Research institute in Bangladesh

Novotheatre, Dhaka (formerly Bhasani Novotheatre and Bangabandhu Sheikh Mujibur Rahman Novotheatre) is a planetarium on Bijoy Sarani Avenue of Tejgaon area in Dhaka, Bangladesh.

== History ==
The Novotheatre opened to public on 25 September 2004. It was previously named Bhashani Novotheatre. It was made autonomous by Bangabandhu Sheikh Mujibur Rahman Novotheatre Bill 2010. The space center was commissioned by the Ministry of Science and Communication Technology of the Government of Bangladesh.

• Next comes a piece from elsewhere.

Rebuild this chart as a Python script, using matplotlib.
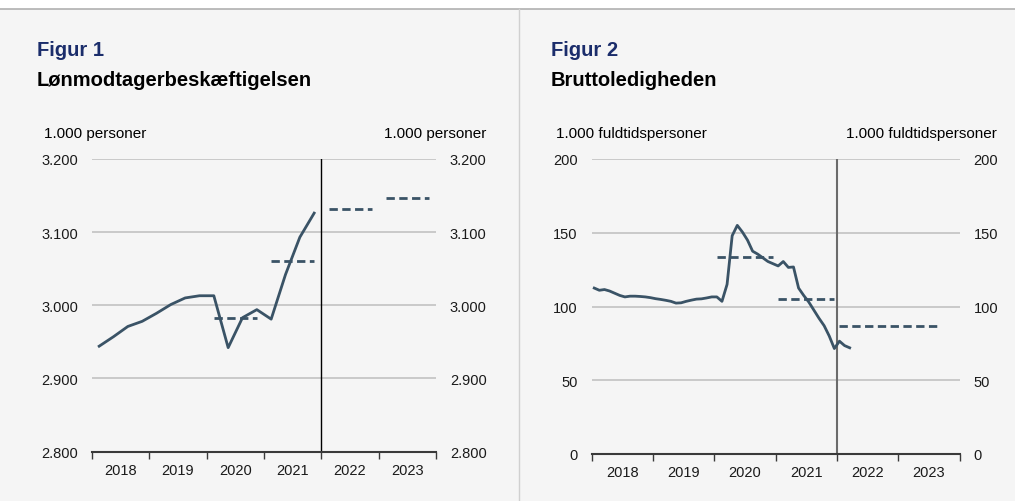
import numpy as np
import matplotlib
matplotlib.use("Agg")
from matplotlib import pyplot as plt
from matplotlib.ticker import FuncFormatter

plt.rcParams['font.family'] = ['Liberation Sans', 'DejaVu Sans']

BG = '#f5f5f5'
LINE = '#3a5366'
NAVY = '#1b2d6b'
GRID = '#bdbdbd'

# Figur 1: quarterly employment (1.000 persons), 2018K1-2021K4
emp_start = 2018
emp = [2944, 2957, 2971, 2978, 2989, 3001, 3010, 3013,
       3013, 2942, 2983, 2994, 2981, 3042, 3093, 3126]
emp_years = [2020, 2021, 2022, 2023]
emp_avg = [2983, 3060, 3131, 3146]

# Figur 2: monthly gross unemployment (1.000 full-time persons), Jan 2018 - Mar 2022
unemp_start = 2018
unemp = [112.5, 111, 111.5, 110.5, 109, 107.5, 106.5, 107, 107, 106.8, 106.5, 106,
         105.3, 104.8, 104.2, 103.5, 102.3, 102.5, 103.5, 104.3, 105, 105.2, 105.8, 106.5,
         106.5, 103.5, 115, 148, 155, 150.5, 145, 137.5, 135.5, 133, 130.5, 129,
         127.5, 130.5, 126.5, 126.8, 112.5, 107.5, 103, 97.5, 92, 87, 80, 71.5,
         76.5, 73.5, 72]
# annual averages: (first month, last month, value)
unemp_avg_start = [2020.0, 2021.0, 2022.0]
unemp_avg_end = [2020.0 + 11 / 12, 2021.0 + 11 / 12, 2023.0 + 7 / 12]
unemp_avg = [133.3, 105.4, 86.7]

years = [2018, 2019, 2020, 2021, 2022, 2023]

W, H = 1015, 502
fig = plt.figure(figsize=(W / 100, H / 100), dpi=100)
fig.patch.set_facecolor('white')

# panel background, top rule and divider
fig.add_artist(plt.Rectangle((0, 0), 1, (H - 10) / H, transform=fig.transFigure,
                             facecolor=BG, edgecolor='none', zorder=-10))
fig.add_artist(plt.Line2D([0, 1], [(H - 10) / H] * 2, color='#b0b0b0', lw=1.2))
fig.add_artist(plt.Line2D([519 / W] * 2, [0, (H - 10) / H], color='#d0d0d0', lw=1))


def make_axes(x0, x1, y_top, y_bot):
    return fig.add_axes([x0 / W, (H - y_bot) / H, (x1 - x0) / W, (y_bot - y_top) / H])


def style(ax, yticks, fmt, vline_color, vline_lw):
    ax.set_facecolor('none')
    ax.set_xlim(2018, 2024)
    ax.set_ylim(yticks[0], yticks[-1])
    for s in ['top', 'left', 'right']:
        ax.spines[s].set_visible(False)
    ax.spines['bottom'].set_color('#3a3a3a')
    ax.spines['bottom'].set_linewidth(1.5)
    ax.set_yticks(yticks)
    ax.yaxis.set_major_formatter(FuncFormatter(fmt))
    ax.tick_params(axis='y', length=0, labelsize=10.5, pad=10, labelright=True,
                   labelcolor='#1a1a1a')
    for t in yticks[1:]:
        ax.axhline(t, color=GRID, lw=1.1, zorder=0)
    ax.set_xticks(range(2018, 2025))
    ax.set_xticklabels([])
    ax.set_xticks([y + 0.5 for y in years], minor=True)
    ax.set_xticklabels([str(y) for y in years], minor=True)
    ax.tick_params(axis='x', which='major', length=5, width=1, color='#3a3a3a',
                   direction='out')
    ax.tick_params(axis='x', which='minor', length=0, labelsize=10.5, pad=8,
                   labelcolor='#1a1a1a')
    ax.axvline(2022, color=vline_color, lw=vline_lw, zorder=1)


# ---- Figur 1 ----
ax1 = make_axes(92, 436, 160, 452.5)
style(ax1, [2800, 2900, 3000, 3100, 3200],
      lambda v, p: f"{int(v):,}".replace(',', '.'), 'black', 1)
xq = [emp_start + (i + 0.5) / 4 for i in range(len(emp))]
ax1.plot(xq, emp, color=LINE, lw=2, zorder=3)
for yr, v in zip(emp_years, emp_avg):
    ax1.plot([yr + 0.125, yr + 0.875], [v, v], color=LINE, lw=2,
             ls=(0, (3, 1.6)), zorder=3)

fig.text(37 / W, 1 - 50 / H, 'Figur 1', color=NAVY, fontsize=14.5,
         fontweight='bold', va='center')
fig.text(37 / W, 1 - 80 / H, 'Lønmodtagerbeskæftigelsen', color='black',
         fontsize=14.5, fontweight='bold', va='center')
fig.text(44 / W, 1 - 134 / H, '1.000 personer', fontsize=11, va='center')
fig.text(486 / W, 1 - 134 / H, '1.000 personer', fontsize=11, va='center', ha='right')

# ---- Figur 2 ----
ax2 = make_axes(591.7, 959.5, 160, 455)
style(ax2, [0, 50, 100, 150, 200], lambda v, p: f"{int(v)}", '#6b6b6b', 1.5)
xm = [unemp_start + (i + 0.5) / 12 for i in range(len(unemp))]
ax2.plot(xm, unemp, color=LINE, lw=2, zorder=3)
for a, b, v in zip(unemp_avg_start, unemp_avg_end, unemp_avg):
    ax2.plot([a + 0.5 / 12, b + 0.5 / 12], [v, v], color=LINE, lw=2,
             ls=(0, (3, 1.6)), zorder=3)

fig.text(551 / W, 1 - 50 / H, 'Figur 2', color=NAVY, fontsize=14.5,
         fontweight='bold', va='center')
fig.text(551 / W, 1 - 80 / H, 'Bruttoledigheden', color='black',
         fontsize=14.5, fontweight='bold', va='center')
fig.text(556 / W, 1 - 134 / H, '1.000 fuldtidspersoner', fontsize=11, va='center')
fig.text(997 / W, 1 - 134 / H, '1.000 fuldtidspersoner', fontsize=11, va='center',
         ha='right')

fig.savefig('out.png', dpi=100, facecolor=fig.get_facecolor())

On March 20, 2025, the interim government of Bangladesh, through an ordinance, changed the name of the Novotheater from Bangabandhu Sheikh Mujibur Rahman Novotheatre to Novotheatre .

==Description==
Built on 5.46 acres of land, its spaces range in size from its 21-meter dome, seating 275 people;

==Design==
The planetarium was designed by architect Ali Imam. The Planetarium dome simulates Earth and its cool blue sky. This dome-shaped theater was built with the latest equipment, enabling visitors to soar into space as well as experience the thrills of an interplanetary journey in a three-dimensional environment. The curved ceiling represents the sky and shows moving images of planets and stars through projection onto a large-screen dome at an angle of 120 degrees.

==Features==
This planetarium features three kinds of exhibits. They Journey to Infinity presents a celestial show of stars, planets and other heavenly bodies in virtual reality. The ai amader Bangladesh features Bangabandhu Sheik Mujibur Rahman's 7 March lecture, while The Grand Canyon describes North America's settlement clan, Garikhad, which existed in The Grand Canyon four thousand years ago.

Visitors need not look up in the dome to watch the show. Instead, they feel they are watching space live, with everything around them, presented by 150 projectors. The planetarium added a new capsule simulator and smart-step floor and 3D video. In 2013 the planetarium added a Nuclear Industrial Information Centre.